◆ Aim of the task: Restate the data word for word and leave the images out.

◆ Given material:
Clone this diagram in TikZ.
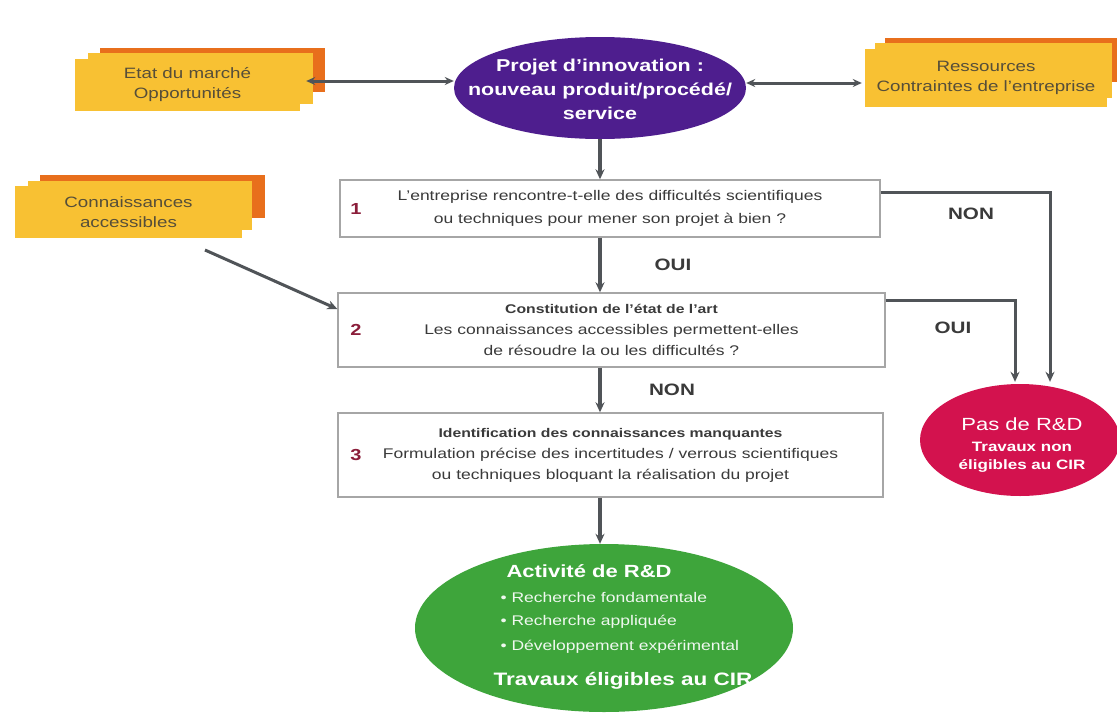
\documentclass[tikz,border=0pt]{standalone}
\usepackage{fontspec}
\setmainfont{Liberation Sans}[FakeStretch=1.25]
\usetikzlibrary{shapes.geometric,arrows.meta}
\definecolor{purp}{HTML}{4E1E8E}
\definecolor{grn}{HTML}{3EA53B}
\definecolor{rd}{HTML}{D3124E}
\definecolor{ylw}{HTML}{F8C133}
\definecolor{org}{HTML}{E86F1C}
\definecolor{lnk}{HTML}{505458}
\definecolor{num}{HTML}{8B1E3A}
\definecolor{txt}{HTML}{3A3A3A}
\newcommand\hdfont{\bfseries\fontsize{12.6}{16}\selectfont}
\tikzset{
  x=1pt,y=-1pt,
  qbox/.style={draw=gray!70,line width=1.4pt,fill=white,minimum width=#1,minimum height=60pt,align=center,font=\fontsize{14}{21}\selectfont,text=txt},
  ybox/.style={fill=ylw,minimum width=#1,minimum height=50pt,align=center,font=\fontsize{15}{20}\selectfont,text=txt!85!ylw,inner sep=0pt},
  link/.style={draw=lnk,line width=3.6pt,-{Stealth[length=10pt,width=9pt]}},
  slink/.style={draw=lnk,line width=3pt,-{Stealth[length=10pt,width=9pt]}},
  dlink/.style={draw=lnk,line width=3pt,{Stealth[length=9pt,width=8pt]}-{Stealth[length=9pt,width=8pt]}},
  lab/.style={font=\bfseries\fontsize{16.5}{18}\selectfont,text=txt},
  numb/.style={font=\bfseries\fontsize{16}{18}\selectfont,text=num}
}
\begin{document}
\begin{tikzpicture}
\useasboundingbox (0,0) rectangle (1117,718);
\fill[white] (0,0) rectangle (1117,718);

% stacked yellow boxes
\fill[org] (100,48) rectangle (325,92);
\fill[ylw] (88,53) rectangle (313,104);
\node[ybox=225pt,minimum height=52pt] (etat) at (187.5,85) {Etat du marché\\Opportunités};

\fill[org] (885,38) rectangle (1117,82);
\fill[ylw] (875,43) rectangle (1112,98);
\node[ybox=242pt,minimum height=58pt] (res) at (986,78) {Ressources\\Contraintes de l'entreprise};

\fill[org] (40,175) rectangle (265,218);
\fill[ylw] (28,181) rectangle (252,230);
\node[ybox=227pt,minimum height=52pt] (conn) at (128.5,212) {Connaissances\\accessibles};

% purple ellipse
\node[ellipse,fill=purp,minimum width=292pt,minimum height=102pt,inner sep=0pt] (proj) at (600,88) {};
\node[text=white,align=center,font=\bfseries\fontsize{17.2}{24}\selectfont] (projt) at (600,89) {Projet d'innovation :\\nouveau produit/procédé/\\service};

% question boxes
\node[qbox=540pt,minimum height=57pt,font=\fontsize{14}{23}\selectfont] (b1) at (610,208.5) {L'entreprise rencontre-t-elle des difficultés scientifiques\\ou techniques pour mener son projet à bien ?};
\node[numb] (n1) at (356,209) {1};

\node[qbox=547pt,minimum height=74pt] (b2) at (611.5,330) {{\hdfont Constitution de l'état de l'art}\\Les connaissances accessibles permettent-elles\\de résoudre la ou les difficultés ?};
\node[numb] (n2) at (356,330) {2};

\node[qbox=545pt,minimum height=84pt] (b3) at (610.5,455) {{\hdfont Identification des connaissances manquantes}\\Formulation précise des incertitudes / verrous scientifiques\\ou techniques bloquant la réalisation du projet};
\node[numb] (n3) at (356,455) {3};

% red ellipse
\node[ellipse,fill=rd,minimum width=200pt,minimum height=112pt,inner sep=0pt] (nord) at (1020,440) {};
\node[text=white,font=\fontsize{17.6}{20}\selectfont] (nordt) at (1022,424) {Pas de R\&D};
\node[text=white,align=center,font=\bfseries\fontsize{13.6}{18}\selectfont] (nords) at (1022,457) {Travaux non\\éligibles au CIR};

% green ellipse
\node[ellipse,fill=grn,minimum width=378pt,minimum height=168pt,inner sep=0pt] (rd) at (604,628) {};
\node[anchor=west,text=white,font=\bfseries\fontsize{17.6}{22}\selectfont] (rdt) at (503,571) {Activité de R\&D};
\node[anchor=west,text=white!92!grn,font=\fontsize{14}{15}\selectfont] (rb1) at (497,597) {\textbullet\ Recherche fondamentale};
\node[anchor=west,text=white!92!grn,font=\fontsize{14}{15}\selectfont] (rb2) at (497,622) {\textbullet\ Recherche appliquée};
\node[anchor=west,text=white!92!grn,font=\fontsize{14}{15}\selectfont] (rb3) at (497,647) {\textbullet\ Développement expérimental};
\node[anchor=west,text=white,font=\bfseries\fontsize{18}{21}\selectfont] (rdf) at (490,681) {Travaux éligibles au CIR};

% connectors
\draw[dlink] ([xshift=6pt,yshift=4pt]etat.east) -- ([yshift=4pt]etat.east -| proj.west);
\draw[dlink] ([yshift=5pt]proj.east) -- ([xshift=-3pt,yshift=5pt]proj.east -| res.west);
\coordinate (cs) at (205,250);
\draw[slink] (cs) -- ([yshift=21pt]b2.west);
\draw[link] (proj.south) -- (b1.north -| proj.south);
\draw[link] (b1.south -| proj.south) -- (b2.north -| proj.south);
\draw[link] (b2.south -| proj.south) -- (b3.north -| proj.south);
\draw[link] (b3.south -| proj.south) -- (rd.north -| proj.south);

\coordinate (c1) at (1050,192);
\coordinate (c2) at (1015,300);
\draw[slink] (b1.east |- c1) -- (c1) -- ([yshift=2pt]c1 |- nord.north);
\draw[slink] (b2.east |- c2) -- (c2) -- ([yshift=2pt]c2 |- nord.north);

\node[lab] (oui1) at (673,265) {OUI};
\node[lab] (non1) at (672,390) {NON};
\node[lab] (non2) at (971,214) {NON};
\node[lab] (oui2) at (953,328) {OUI};
\end{tikzpicture}
\end{document}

◆ Answer to this exercise:
Clone this diagram in TikZ.
\documentclass[tikz,border=0pt]{standalone}
\usepackage{fontspec}
\setmainfont{Liberation Sans}[FakeStretch=1.25]
\usetikzlibrary{shapes.geometric,arrows.meta}
\definecolor{purp}{HTML}{4E1E8E}
\definecolor{grn}{HTML}{3EA53B}
\definecolor{rd}{HTML}{D3124E}
\definecolor{ylw}{HTML}{F8C133}
\definecolor{org}{HTML}{E86F1C}
\definecolor{lnk}{HTML}{505458}
\definecolor{num}{HTML}{8B1E3A}
\definecolor{txt}{HTML}{3A3A3A}
\newcommand\hdfont{\bfseries\fontsize{12.6}{16}\selectfont}
\tikzset{
  x=1pt,y=-1pt,
  qbox/.style={draw=gray!70,line width=1.4pt,fill=white,minimum width=#1,minimum height=60pt,align=center,font=\fontsize{14}{21}\selectfont,text=txt},
  ybox/.style={fill=ylw,minimum width=#1,minimum height=50pt,align=center,font=\fontsize{15}{20}\selectfont,text=txt!85!ylw,inner sep=0pt},
  link/.style={draw=lnk,line width=3.6pt,-{Stealth[length=10pt,width=9pt]}},
  slink/.style={draw=lnk,line width=3pt,-{Stealth[length=10pt,width=9pt]}},
  dlink/.style={draw=lnk,line width=3pt,{Stealth[length=9pt,width=8pt]}-{Stealth[length=9pt,width=8pt]}},
  lab/.style={font=\bfseries\fontsize{16.5}{18}\selectfont,text=txt},
  numb/.style={font=\bfseries\fontsize{16}{18}\selectfont,text=num}
}
\begin{document}
\begin{tikzpicture}
\useasboundingbox (0,0) rectangle (1117,718);
\fill[white] (0,0) rectangle (1117,718);

% stacked yellow boxes
\fill[org] (100,48) rectangle (325,92);
\fill[ylw] (88,53) rectangle (313,104);
\node[ybox=225pt,minimum height=52pt] (etat) at (187.5,85) {Etat du marché\\Opportunités};

\fill[org] (885,38) rectangle (1117,82);
\fill[ylw] (875,43) rectangle (1112,98);
\node[ybox=242pt,minimum height=58pt] (res) at (986,78) {Ressources\\Contraintes de l'entreprise};

\fill[org] (40,175) rectangle (265,218);
\fill[ylw] (28,181) rectangle (252,230);
\node[ybox=227pt,minimum height=52pt] (conn) at (128.5,212) {Connaissances\\accessibles};

% purple ellipse
\node[ellipse,fill=purp,minimum width=292pt,minimum height=102pt,inner sep=0pt] (proj) at (600,88) {};
\node[text=white,align=center,font=\bfseries\fontsize{17.2}{24}\selectfont] (projt) at (600,89) {Projet d'innovation :\\nouveau produit/procédé/\\service};

% question boxes
\node[qbox=540pt,minimum height=57pt,font=\fontsize{14}{23}\selectfont] (b1) at (610,208.5) {L'entreprise rencontre-t-elle des difficultés scientifiques\\ou techniques pour mener son projet à bien ?};
\node[numb] (n1) at (356,209) {1};

\node[qbox=547pt,minimum height=74pt] (b2) at (611.5,330) {{\hdfont Constitution de l'état de l'art}\\Les connaissances accessibles permettent-elles\\de résoudre la ou les difficultés ?};
\node[numb] (n2) at (356,330) {2};

\node[qbox=545pt,minimum height=84pt] (b3) at (610.5,455) {{\hdfont Identification des connaissances manquantes}\\Formulation précise des incertitudes / verrous scientifiques\\ou techniques bloquant la réalisation du projet};
\node[numb] (n3) at (356,455) {3};

% red ellipse
\node[ellipse,fill=rd,minimum width=200pt,minimum height=112pt,inner sep=0pt] (nord) at (1020,440) {};
\node[text=white,font=\fontsize{17.6}{20}\selectfont] (nordt) at (1022,424) {Pas de R\&D};
\node[text=white,align=center,font=\bfseries\fontsize{13.6}{18}\selectfont] (nords) at (1022,457) {Travaux non\\éligibles au CIR};

% green ellipse
\node[ellipse,fill=grn,minimum width=378pt,minimum height=168pt,inner sep=0pt] (rd) at (604,628) {};
\node[anchor=west,text=white,font=\bfseries\fontsize{17.6}{22}\selectfont] (rdt) at (503,571) {Activité de R\&D};
\node[anchor=west,text=white!92!grn,font=\fontsize{14}{15}\selectfont] (rb1) at (497,597) {\textbullet\ Recherche fondamentale};
\node[anchor=west,text=white!92!grn,font=\fontsize{14}{15}\selectfont] (rb2) at (497,622) {\textbullet\ Recherche appliquée};
\node[anchor=west,text=white!92!grn,font=\fontsize{14}{15}\selectfont] (rb3) at (497,647) {\textbullet\ Développement expérimental};
\node[anchor=west,text=white,font=\bfseries\fontsize{18}{21}\selectfont] (rdf) at (490,681) {Travaux éligibles au CIR};

% connectors
\draw[dlink] ([xshift=6pt,yshift=4pt]etat.east) -- ([yshift=4pt]etat.east -| proj.west);
\draw[dlink] ([yshift=5pt]proj.east) -- ([xshift=-3pt,yshift=5pt]proj.east -| res.west);
\coordinate (cs) at (205,250);
\draw[slink] (cs) -- ([yshift=21pt]b2.west);
\draw[link] (proj.south) -- (b1.north -| proj.south);
\draw[link] (b1.south -| proj.south) -- (b2.north -| proj.south);
\draw[link] (b2.south -| proj.south) -- (b3.north -| proj.south);
\draw[link] (b3.south -| proj.south) -- (rd.north -| proj.south);

\coordinate (c1) at (1050,192);
\coordinate (c2) at (1015,300);
\draw[slink] (b1.east |- c1) -- (c1) -- ([yshift=2pt]c1 |- nord.north);
\draw[slink] (b2.east |- c2) -- (c2) -- ([yshift=2pt]c2 |- nord.north);

\node[lab] (oui1) at (673,265) {OUI};
\node[lab] (non1) at (672,390) {NON};
\node[lab] (non2) at (971,214) {NON};
\node[lab] (oui2) at (953,328) {OUI};
\end{tikzpicture}
\end{document}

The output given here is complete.